Me, I've never liked anything to do with Texas. I cheer for whichever team is playing against the Houston Astros. I uproot any yellow roses I find in my garden. I never clap when everyone else does in the middle of that one Texas song.

But what I hate most is Texans pretending to be Californians, so I certainly don't like Scott Dabny. Scott's a Dallas-type big shot with a mile-long list of development projects, one of which somehow meandered out of the Lone Star State and into your backyard, if your backyard happens to be the San Luis Obispo Marketplace project.

Scott, who has a Texas zip code and everything, owns a financial group that says 600,000 square feet of retail space is coming soon to the Target-starved citizens of San Luis Obispo.

He also shares his Texas address with a group that has a very non-Texas-sounding name; namely, SLO Associates. Back in November, before the local elections, SLO Associates gave money to someone who gave money to someone to politically beat up on Christine Mulholland.

Christine, you may not know, is about as Californian as you can get, considering that her great-grandfather William Mulholland, though originally from Ireland, basically brought L.A. to life through his work on the California Aqueduct. They have a street named after him and everything.

Christine is also not the biggest fan of the Marketplace idea. She's not the biggest fan of development in general. I'll bet she's not even that big of a fan of Texas.

But Scott, I'm sure, with his big Texas heart, can handle someone who doesn't care for Texas. I'm also sure that his big Texas heart has less room for someone who can politically oppose making room for Macy's and Circuit City.


I never clap when everyone else does in the middle of that one Texas song.


So while she was running for office, Christine took a hit from SLO Associates and another hit from SLO Marketplace Associates, which sounds like the same group, but isn't. And if the similar names aren't enough to confuse you, wrap your head around this: SLO Marketplace Associates is also run by a Texan, though this one's name is Bill Bird.

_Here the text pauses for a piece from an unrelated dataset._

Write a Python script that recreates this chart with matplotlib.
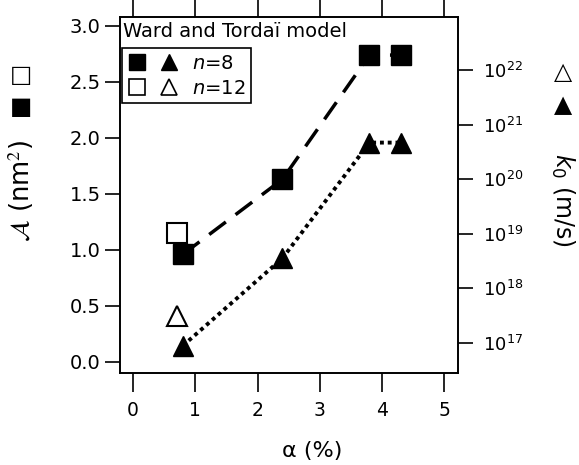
import numpy as np
import matplotlib
matplotlib.use("Agg")
import matplotlib.pyplot as plt
from matplotlib.lines import Line2D
from matplotlib.legend_handler import HandlerTuple

plt.rcParams['font.family'] = ['DejaVu Sans']
plt.rcParams['mathtext.fontset'] = 'dejavusans'

# 면적 (n=8, 채움 사각형) / (n=12, 빈 사각형)
alpha_n8 = [0.8, 2.4, 3.8, 4.3]
area_n8 = [0.96, 1.63, 2.74, 2.74]
alpha_n12 = [0.7]
area_n12 = [1.15]

# k0 (n=8, 채움 삼각형) / (n=12, 빈 삼각형)
k0_n8 = [10**16.95, 10**18.55, 10**20.67, 10**20.67]
k0_n12 = [10**17.5]

xticks = [0, 1, 2, 3, 4, 5]
yticks_left = [0.0, 0.5, 1.0, 1.5, 2.0, 2.5, 3.0]
yticks_right = [1e17, 1e18, 1e19, 1e20, 1e21, 1e22]

fig = plt.figure(figsize=(5.79, 4.65), dpi=100)
ax = fig.add_axes([0.2073, 0.1978, 0.5834, 0.7656])
ax2 = ax.twinx()

ms = 14
ax.plot(alpha_n8, area_n8, color='k', lw=2.5, dashes=(6, 3.5),
        marker='s', ms=ms, mfc='k', mec='k', zorder=3)
ax.plot(alpha_n12, area_n12, ls='none', marker='s', ms=ms, mfc='white',
        mec='k', mew=1.5, zorder=2)

ax2.plot(alpha_n8, k0_n8, color='k', lw=2.8, ls=(0, (1, 1)),
         marker='^', ms=ms + 1, mfc='k', mec='k', zorder=3)
ax2.plot(alpha_n12, k0_n12, ls='none', marker='^', ms=ms + 1, mfc='white',
         mec='k', mew=1.5, zorder=2)
ax2.set_yscale('log')

ax.set_xlim(-0.21, 5.22)
ax.set_ylim(-0.1, 3.08)
ax2.set_ylim(10**16.45, 10**22.97)

ax.set_xticks(xticks)
ax.set_yticks(yticks_left)
ax.set_yticklabels([f'{v:.1f}' for v in yticks_left])
ax2.set_yticks(yticks_right)
ax2.yaxis.set_minor_locator(matplotlib.ticker.NullLocator())

ax.tick_params(axis='x', which='both', direction='out', length=14, width=1.2,
               top=True, labeltop=False, labelsize=13.5, pad=6)
ax.tick_params(axis='y', direction='out', length=11, width=1.2, labelsize=14, pad=3)
ax2.tick_params(axis='y', direction='out', length=11, width=1.2, labelsize=13, pad=7)
for a in (ax, ax2):
    for s in a.spines.values():
        s.set_linewidth(1.2)

ax.set_xlabel('α (%)', fontsize=16)
ax.xaxis.set_label_coords(0.57, -0.19)

# 축 제목 (기호 포함)
fig.text(0.036, 0.59, r'$\mathcal{A}$ (nm$^2$)', rotation=90, fontsize=18.5,
         ha='center', va='center', math_fontfamily='stix')
fig.text(0.036, 0.838, '□', fontsize=17, ha='center', va='center')
fig.text(0.036, 0.77, '■', fontsize=17, ha='center', va='center')

fig.text(0.972, 0.57, '$k_0$ (m/s)', rotation=-90, fontsize=17,
         ha='center', va='center')
fig.text(0.972, 0.845, '△', fontsize=17, ha='center', va='center')
fig.text(0.972, 0.775, '▲', fontsize=17, ha='center', va='center')

ax.text(0.01, 0.985, 'Ward and Tordaï model', transform=ax.transAxes,
        fontsize=14, va='top', ha='left', zorder=5)

h8 = (Line2D([], [], ls='none', marker='s', ms=11, mfc='k', mec='k'),
      Line2D([], [], ls='none', marker='^', ms=12, mfc='k', mec='k'))
h12 = (Line2D([], [], ls='none', marker='s', ms=11, mfc='white', mec='k', mew=1.2),
       Line2D([], [], ls='none', marker='^', ms=12, mfc='white', mec='k', mew=1.2))
leg = ax2.legend([h8, h12], ['$n$=8', '$n$=12'],
                 handler_map={tuple: HandlerTuple(ndivide=None, pad=0.7)},
                 loc='upper left', bbox_to_anchor=(0.006, 0.913),
                 fontsize=14, frameon=True, fancybox=False, framealpha=1,
                 edgecolor='k', borderaxespad=0, handlelength=2.6,
                 handletextpad=0.7, borderpad=0.3, labelspacing=0.3)
leg.get_frame().set_linewidth(1.2)

fig.savefig('out.png', dpi=100)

At around the same time Scott was pulling strings from Dallas, Texas Bill was teaming up with Ernie Dalidio to give money to somebody who'd give money to somebody to politically beat up on Christine, while supporting her opposing City Council candidates Paul Brown and Andrew Carter.

Through SLO Marketplace Associates, Bill and Ernie also threw a hefty back-channel bone to Mayor Dave Romero while brandishing a hefty back-channel stick at Dave Booker, his closest candidate.

History shows us that Dave took the mayor seat and Paul made it onto the council, and they're both pros at being pro-Marketplace. They're practically making a living off of it, after all.

So now we know that while they lobby for the Marketplace, Mayor Dave and Councilman Paul are representing constituents, thought it's not entirely clear whose. Maybe we'll find out after the next election.

Meanwhile, a group called Save San Luis Obispo organized a donation campaign in opposition to the Marketplace project, funded by donors who mainly hail from the 93401 zip code. (That's in San Luis Obispo, for all you Texas readers who may not know that.) Admittedly, a few of the contributors live out of the area, but in my map book, Morro Bay and Cambria are a lot closer to home than Dallas.

As the name implies, Save San Luis Obispo believes that San Luis Obispo needs saving. They're worried that, among other things, the Marketplace will threaten Downtown.

Not to beat up on the group that it sounded like I was just defending, but everybody said the same thing about the Madonna shopping center, predicting fire and earthquakes and riots as shoppers dropped Downtown like a hot, moldy potato and flocked to the chain stores.

I just checked, and Downtown's still around. Sure, there are some empty windows, but it's nothing compared to the Town Center mall in Santa Maria. Talk about a ghost town. You could live for a month in one of their vacant stores and never see a soul.

San Luis Obispo doesn't need saving, at least not from the Marketplace. The only thing that could kill this city is a collapse in either the real estate market or in containment at Diablo.

At this point, you're probably trying to figure out whether I'm for the Marketplace or not, considering that I've attacked both sides. I usually try to keep my opinions to myself, but I'll make an exception in this case, as long as you can keep a secret: I was born and raised in California.